If Okey was a first baseman or corner outfielder it’s hard to imagine that wouldn’t have been the end of his career. It probably would have been true if he was a middle infielder or center fielder as well.
Of the 1,184 minor league hitters with 1,000 or more plate appearances from 2016-2020, Okey ranked 1,161st in weighted runs created plus, according to Fangraphs data. Okey wasn’t the worst hitter in the minors, but he did rank in the bottom 2%.
But catchers are hard to find. Instead of being released, Okey was brought to the alternate training site to continue to develop. That seemed to help him. When the minors returned in 2021, he started to show some more positive signs. He hit .237/.330/.379 for Louisville. This year, Okey was hitting .265/.324/.441 at the time of his callup.
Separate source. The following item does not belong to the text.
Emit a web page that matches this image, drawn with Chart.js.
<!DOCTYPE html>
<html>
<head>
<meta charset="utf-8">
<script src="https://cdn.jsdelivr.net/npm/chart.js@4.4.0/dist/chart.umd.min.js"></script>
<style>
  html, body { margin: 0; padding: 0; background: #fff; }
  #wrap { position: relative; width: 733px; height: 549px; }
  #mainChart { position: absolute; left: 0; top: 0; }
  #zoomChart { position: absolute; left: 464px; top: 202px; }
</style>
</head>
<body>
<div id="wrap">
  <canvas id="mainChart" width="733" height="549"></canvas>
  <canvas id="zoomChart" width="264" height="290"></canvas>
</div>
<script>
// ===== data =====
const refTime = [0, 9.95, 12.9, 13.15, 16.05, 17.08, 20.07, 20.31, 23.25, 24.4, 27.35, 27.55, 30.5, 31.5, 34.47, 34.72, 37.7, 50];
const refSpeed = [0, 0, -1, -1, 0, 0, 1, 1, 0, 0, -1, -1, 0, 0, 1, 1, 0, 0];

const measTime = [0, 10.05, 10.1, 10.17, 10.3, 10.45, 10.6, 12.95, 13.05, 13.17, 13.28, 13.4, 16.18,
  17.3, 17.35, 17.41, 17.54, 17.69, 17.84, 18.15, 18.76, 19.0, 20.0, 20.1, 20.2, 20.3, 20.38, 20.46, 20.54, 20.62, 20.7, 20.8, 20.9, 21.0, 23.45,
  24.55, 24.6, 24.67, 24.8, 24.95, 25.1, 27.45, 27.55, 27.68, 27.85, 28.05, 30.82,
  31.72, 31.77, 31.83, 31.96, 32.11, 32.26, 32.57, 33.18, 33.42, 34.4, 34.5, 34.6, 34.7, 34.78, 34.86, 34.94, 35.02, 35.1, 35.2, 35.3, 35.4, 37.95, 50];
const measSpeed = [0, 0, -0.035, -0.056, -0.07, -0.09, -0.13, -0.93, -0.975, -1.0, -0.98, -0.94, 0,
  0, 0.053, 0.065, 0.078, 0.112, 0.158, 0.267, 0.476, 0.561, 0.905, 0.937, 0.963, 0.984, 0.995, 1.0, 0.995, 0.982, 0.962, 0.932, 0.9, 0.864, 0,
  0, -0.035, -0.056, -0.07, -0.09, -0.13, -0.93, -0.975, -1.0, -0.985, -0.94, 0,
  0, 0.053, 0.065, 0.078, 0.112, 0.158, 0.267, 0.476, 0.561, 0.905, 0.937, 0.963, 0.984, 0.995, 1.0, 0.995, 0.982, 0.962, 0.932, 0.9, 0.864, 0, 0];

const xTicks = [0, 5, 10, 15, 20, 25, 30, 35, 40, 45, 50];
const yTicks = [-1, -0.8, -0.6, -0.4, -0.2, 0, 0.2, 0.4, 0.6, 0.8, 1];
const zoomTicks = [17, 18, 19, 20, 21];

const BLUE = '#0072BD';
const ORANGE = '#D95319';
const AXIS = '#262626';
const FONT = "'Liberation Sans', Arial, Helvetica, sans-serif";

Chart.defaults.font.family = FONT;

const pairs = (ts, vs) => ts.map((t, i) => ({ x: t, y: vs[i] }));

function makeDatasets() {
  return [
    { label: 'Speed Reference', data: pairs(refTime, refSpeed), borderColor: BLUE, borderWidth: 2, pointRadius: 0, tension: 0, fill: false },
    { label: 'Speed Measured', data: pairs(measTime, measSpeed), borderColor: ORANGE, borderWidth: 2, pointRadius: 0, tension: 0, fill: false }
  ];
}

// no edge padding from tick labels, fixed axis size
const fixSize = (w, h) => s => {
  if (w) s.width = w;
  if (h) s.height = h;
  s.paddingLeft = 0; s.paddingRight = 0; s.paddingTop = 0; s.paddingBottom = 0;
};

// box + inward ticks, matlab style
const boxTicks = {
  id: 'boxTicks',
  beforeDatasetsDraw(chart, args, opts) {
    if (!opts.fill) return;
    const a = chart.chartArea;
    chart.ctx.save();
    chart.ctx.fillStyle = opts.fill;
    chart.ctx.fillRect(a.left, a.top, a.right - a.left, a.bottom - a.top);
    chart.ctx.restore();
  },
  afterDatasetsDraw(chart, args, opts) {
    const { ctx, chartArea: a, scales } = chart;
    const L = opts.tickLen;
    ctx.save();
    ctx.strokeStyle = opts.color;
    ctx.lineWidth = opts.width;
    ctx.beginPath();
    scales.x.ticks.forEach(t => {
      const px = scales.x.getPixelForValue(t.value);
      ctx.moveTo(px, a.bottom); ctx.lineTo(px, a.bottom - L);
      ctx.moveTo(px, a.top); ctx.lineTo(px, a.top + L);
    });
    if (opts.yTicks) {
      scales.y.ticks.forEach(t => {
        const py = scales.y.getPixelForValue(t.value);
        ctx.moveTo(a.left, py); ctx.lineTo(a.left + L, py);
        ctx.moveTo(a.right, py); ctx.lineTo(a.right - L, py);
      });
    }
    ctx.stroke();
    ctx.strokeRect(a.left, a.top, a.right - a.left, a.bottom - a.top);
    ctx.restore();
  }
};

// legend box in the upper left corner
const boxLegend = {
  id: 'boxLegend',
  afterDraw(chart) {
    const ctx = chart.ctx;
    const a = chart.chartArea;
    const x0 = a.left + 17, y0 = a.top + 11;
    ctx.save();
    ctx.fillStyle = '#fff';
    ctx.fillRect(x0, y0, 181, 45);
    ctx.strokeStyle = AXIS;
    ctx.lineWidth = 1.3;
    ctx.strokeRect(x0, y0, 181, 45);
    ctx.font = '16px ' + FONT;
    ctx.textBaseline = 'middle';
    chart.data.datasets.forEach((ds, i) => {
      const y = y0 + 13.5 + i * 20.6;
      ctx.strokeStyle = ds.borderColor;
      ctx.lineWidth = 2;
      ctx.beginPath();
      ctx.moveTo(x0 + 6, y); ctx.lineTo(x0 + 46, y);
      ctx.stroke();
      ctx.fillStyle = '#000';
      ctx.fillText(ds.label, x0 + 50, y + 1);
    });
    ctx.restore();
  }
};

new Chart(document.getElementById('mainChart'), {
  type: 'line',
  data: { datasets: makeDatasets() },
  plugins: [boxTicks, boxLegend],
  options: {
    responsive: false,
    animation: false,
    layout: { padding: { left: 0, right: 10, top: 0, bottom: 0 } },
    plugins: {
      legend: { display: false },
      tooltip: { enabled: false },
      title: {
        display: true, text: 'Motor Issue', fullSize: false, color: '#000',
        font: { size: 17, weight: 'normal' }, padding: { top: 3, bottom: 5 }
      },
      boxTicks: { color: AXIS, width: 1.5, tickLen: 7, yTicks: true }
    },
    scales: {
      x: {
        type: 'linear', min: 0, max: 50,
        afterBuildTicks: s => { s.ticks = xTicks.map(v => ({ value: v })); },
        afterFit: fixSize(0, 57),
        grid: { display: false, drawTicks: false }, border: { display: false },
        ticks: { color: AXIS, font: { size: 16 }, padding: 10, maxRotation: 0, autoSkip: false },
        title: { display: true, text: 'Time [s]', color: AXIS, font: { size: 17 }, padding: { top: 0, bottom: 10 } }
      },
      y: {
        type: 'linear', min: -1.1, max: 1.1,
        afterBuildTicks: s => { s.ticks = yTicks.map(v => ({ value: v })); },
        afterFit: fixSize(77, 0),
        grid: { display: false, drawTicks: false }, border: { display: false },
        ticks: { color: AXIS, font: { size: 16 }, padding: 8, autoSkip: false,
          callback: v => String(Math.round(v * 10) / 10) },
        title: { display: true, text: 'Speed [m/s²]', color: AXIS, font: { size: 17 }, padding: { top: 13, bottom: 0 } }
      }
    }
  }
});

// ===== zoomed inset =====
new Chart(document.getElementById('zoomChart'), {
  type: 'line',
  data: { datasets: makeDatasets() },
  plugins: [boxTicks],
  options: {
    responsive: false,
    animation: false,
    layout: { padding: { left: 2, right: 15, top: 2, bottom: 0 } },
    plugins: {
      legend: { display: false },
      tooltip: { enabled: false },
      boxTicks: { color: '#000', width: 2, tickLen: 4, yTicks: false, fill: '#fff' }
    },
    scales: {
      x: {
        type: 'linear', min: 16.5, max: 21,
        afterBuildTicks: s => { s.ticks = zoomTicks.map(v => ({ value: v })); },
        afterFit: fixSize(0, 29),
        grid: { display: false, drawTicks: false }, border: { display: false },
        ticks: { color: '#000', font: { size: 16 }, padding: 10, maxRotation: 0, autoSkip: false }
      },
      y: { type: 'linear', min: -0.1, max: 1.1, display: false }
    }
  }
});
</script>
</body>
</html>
Catchers carry a tougher workload in the minors than other position players. They have to catch bullpens and work with pitchers in addition to trying to find their way at the plate. It’s likely optimistic to say that Okey will go on to have a long big league career, but his recent improvement and the fact that catchers are hard to find gives him that oppportunty.
At any other position the thought that a 27-year-old with a career .210/.284/.333 slash line in 1,360 plate appearances would scratch out any sort of an MLB career would seem outlandish, but catchers are different.